INSTRUCTIONS TO FOLLOW ::
Give back an exact copy of the lines from the start of the material through the line bearing "0.063, 0, 0, 0]". Include both ends and nothing else.

DATA SECTION ::

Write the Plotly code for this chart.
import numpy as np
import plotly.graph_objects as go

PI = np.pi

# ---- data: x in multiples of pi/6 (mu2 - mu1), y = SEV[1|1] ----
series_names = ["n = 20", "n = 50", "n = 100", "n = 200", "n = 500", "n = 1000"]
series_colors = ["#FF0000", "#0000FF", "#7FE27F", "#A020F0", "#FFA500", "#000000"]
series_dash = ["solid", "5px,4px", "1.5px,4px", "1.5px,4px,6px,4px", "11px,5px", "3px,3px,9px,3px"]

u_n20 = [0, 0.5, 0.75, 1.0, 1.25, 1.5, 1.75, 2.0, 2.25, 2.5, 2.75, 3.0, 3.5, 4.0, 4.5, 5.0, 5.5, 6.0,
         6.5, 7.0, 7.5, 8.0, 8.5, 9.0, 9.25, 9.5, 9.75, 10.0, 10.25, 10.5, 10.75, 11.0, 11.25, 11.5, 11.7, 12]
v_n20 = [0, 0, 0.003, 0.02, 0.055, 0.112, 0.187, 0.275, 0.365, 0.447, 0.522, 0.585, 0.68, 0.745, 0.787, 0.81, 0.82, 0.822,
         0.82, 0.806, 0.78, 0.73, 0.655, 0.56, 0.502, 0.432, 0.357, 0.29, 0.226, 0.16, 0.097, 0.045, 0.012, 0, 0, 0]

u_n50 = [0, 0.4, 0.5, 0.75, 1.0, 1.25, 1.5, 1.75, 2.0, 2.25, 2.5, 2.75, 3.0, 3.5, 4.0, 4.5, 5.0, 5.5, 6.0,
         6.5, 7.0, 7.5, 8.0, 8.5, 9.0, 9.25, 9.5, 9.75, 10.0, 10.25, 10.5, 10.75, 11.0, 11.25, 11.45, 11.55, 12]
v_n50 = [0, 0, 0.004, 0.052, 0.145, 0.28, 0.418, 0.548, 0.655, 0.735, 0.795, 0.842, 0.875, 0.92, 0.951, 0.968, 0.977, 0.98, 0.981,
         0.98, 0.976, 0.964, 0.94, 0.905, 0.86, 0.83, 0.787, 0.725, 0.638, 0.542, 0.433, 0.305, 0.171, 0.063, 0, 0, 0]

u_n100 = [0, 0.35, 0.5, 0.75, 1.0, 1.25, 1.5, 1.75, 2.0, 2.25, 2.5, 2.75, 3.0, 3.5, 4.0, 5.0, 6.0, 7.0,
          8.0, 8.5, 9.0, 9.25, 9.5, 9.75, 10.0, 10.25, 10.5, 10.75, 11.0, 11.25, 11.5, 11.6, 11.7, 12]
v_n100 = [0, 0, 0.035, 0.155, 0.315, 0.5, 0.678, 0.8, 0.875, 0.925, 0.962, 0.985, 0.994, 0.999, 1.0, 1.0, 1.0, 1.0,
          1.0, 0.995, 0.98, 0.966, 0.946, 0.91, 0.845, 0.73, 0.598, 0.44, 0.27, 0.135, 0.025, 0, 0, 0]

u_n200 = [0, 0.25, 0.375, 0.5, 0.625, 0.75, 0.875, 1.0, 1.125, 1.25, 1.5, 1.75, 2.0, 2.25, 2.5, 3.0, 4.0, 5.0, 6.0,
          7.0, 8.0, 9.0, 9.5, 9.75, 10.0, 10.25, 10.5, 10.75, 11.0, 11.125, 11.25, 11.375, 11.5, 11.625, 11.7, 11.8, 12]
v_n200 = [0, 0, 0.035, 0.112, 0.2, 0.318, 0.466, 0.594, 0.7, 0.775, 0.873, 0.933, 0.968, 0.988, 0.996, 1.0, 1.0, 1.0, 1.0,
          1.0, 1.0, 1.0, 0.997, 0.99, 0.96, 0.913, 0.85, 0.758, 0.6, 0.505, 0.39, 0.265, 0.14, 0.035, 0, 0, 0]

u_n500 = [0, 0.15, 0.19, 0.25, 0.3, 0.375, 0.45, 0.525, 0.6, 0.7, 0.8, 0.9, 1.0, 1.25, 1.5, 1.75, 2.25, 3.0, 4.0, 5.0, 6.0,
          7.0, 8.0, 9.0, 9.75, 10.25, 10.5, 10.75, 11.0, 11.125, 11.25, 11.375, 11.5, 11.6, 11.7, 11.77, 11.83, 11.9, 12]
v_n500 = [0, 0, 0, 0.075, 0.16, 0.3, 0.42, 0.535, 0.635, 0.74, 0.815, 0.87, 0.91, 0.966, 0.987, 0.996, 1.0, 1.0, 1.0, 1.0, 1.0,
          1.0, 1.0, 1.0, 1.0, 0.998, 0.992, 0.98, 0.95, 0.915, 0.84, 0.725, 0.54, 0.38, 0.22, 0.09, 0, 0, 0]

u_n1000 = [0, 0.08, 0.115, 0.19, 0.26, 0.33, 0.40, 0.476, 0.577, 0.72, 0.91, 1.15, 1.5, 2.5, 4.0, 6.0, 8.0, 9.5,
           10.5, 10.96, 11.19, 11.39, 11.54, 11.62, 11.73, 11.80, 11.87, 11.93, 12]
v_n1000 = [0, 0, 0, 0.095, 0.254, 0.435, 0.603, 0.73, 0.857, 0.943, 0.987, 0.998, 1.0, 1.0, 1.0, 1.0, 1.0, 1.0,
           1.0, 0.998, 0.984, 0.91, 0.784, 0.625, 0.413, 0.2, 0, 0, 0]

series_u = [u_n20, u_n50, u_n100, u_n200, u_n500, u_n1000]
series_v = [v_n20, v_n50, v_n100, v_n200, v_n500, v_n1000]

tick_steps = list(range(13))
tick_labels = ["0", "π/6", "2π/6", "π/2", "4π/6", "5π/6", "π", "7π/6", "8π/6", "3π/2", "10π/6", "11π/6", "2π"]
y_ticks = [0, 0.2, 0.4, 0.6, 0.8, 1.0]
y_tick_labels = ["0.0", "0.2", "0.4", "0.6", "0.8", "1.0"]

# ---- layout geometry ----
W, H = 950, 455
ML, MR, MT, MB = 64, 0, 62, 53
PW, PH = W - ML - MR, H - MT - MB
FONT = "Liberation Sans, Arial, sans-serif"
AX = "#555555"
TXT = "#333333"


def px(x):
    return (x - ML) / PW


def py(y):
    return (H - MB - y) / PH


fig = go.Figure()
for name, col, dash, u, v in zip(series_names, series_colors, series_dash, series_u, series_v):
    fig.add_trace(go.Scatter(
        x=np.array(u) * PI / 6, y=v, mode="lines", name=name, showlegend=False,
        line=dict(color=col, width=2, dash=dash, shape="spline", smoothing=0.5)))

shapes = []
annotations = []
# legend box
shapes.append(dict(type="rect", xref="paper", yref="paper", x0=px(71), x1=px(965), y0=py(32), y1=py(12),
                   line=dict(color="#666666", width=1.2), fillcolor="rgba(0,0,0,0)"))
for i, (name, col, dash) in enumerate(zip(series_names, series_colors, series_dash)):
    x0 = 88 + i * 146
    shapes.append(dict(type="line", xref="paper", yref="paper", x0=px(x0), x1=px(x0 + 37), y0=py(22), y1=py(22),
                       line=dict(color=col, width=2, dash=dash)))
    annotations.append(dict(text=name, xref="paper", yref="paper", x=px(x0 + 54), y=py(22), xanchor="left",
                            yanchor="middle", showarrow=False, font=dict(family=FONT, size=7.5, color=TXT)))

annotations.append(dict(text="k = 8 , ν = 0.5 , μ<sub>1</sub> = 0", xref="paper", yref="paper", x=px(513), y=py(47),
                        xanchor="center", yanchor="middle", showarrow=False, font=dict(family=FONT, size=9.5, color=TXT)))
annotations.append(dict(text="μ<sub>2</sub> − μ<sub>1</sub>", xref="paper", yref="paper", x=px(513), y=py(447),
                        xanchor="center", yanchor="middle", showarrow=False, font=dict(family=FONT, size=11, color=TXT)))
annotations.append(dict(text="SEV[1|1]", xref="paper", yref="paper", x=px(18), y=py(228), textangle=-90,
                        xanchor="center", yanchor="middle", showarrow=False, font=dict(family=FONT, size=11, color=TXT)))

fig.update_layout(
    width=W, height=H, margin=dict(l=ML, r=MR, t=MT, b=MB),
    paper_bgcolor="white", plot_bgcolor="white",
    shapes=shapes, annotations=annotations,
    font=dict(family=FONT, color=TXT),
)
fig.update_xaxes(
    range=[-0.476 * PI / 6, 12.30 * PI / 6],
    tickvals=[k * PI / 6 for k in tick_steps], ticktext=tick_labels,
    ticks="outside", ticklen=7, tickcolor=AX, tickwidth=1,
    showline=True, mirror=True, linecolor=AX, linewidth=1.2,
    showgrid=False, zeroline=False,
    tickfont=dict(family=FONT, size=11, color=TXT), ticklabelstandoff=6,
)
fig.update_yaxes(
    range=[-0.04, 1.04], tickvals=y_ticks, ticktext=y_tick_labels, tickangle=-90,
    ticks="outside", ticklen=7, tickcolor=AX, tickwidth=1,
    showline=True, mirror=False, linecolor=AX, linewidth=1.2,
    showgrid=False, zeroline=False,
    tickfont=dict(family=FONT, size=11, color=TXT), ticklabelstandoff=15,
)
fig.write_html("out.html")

OUTPUT OF THE EXERCISE ::
Write the Plotly code for this chart.
import numpy as np
import plotly.graph_objects as go

PI = np.pi

# ---- data: x in multiples of pi/6 (mu2 - mu1), y = SEV[1|1] ----
series_names = ["n = 20", "n = 50", "n = 100", "n = 200", "n = 500", "n = 1000"]
series_colors = ["#FF0000", "#0000FF", "#7FE27F", "#A020F0", "#FFA500", "#000000"]
series_dash = ["solid", "5px,4px", "1.5px,4px", "1.5px,4px,6px,4px", "11px,5px", "3px,3px,9px,3px"]

u_n20 = [0, 0.5, 0.75, 1.0, 1.25, 1.5, 1.75, 2.0, 2.25, 2.5, 2.75, 3.0, 3.5, 4.0, 4.5, 5.0, 5.5, 6.0,
         6.5, 7.0, 7.5, 8.0, 8.5, 9.0, 9.25, 9.5, 9.75, 10.0, 10.25, 10.5, 10.75, 11.0, 11.25, 11.5, 11.7, 12]
v_n20 = [0, 0, 0.003, 0.02, 0.055, 0.112, 0.187, 0.275, 0.365, 0.447, 0.522, 0.585, 0.68, 0.745, 0.787, 0.81, 0.82, 0.822,
         0.82, 0.806, 0.78, 0.73, 0.655, 0.56, 0.502, 0.432, 0.357, 0.29, 0.226, 0.16, 0.097, 0.045, 0.012, 0, 0, 0]

u_n50 = [0, 0.4, 0.5, 0.75, 1.0, 1.25, 1.5, 1.75, 2.0, 2.25, 2.5, 2.75, 3.0, 3.5, 4.0, 4.5, 5.0, 5.5, 6.0,
         6.5, 7.0, 7.5, 8.0, 8.5, 9.0, 9.25, 9.5, 9.75, 10.0, 10.25, 10.5, 10.75, 11.0, 11.25, 11.45, 11.55, 12]
v_n50 = [0, 0, 0.004, 0.052, 0.145, 0.28, 0.418, 0.548, 0.655, 0.735, 0.795, 0.842, 0.875, 0.92, 0.951, 0.968, 0.977, 0.98, 0.981,
         0.98, 0.976, 0.964, 0.94, 0.905, 0.86, 0.83, 0.787, 0.725, 0.638, 0.542, 0.433, 0.305, 0.171, 0.063, 0, 0, 0]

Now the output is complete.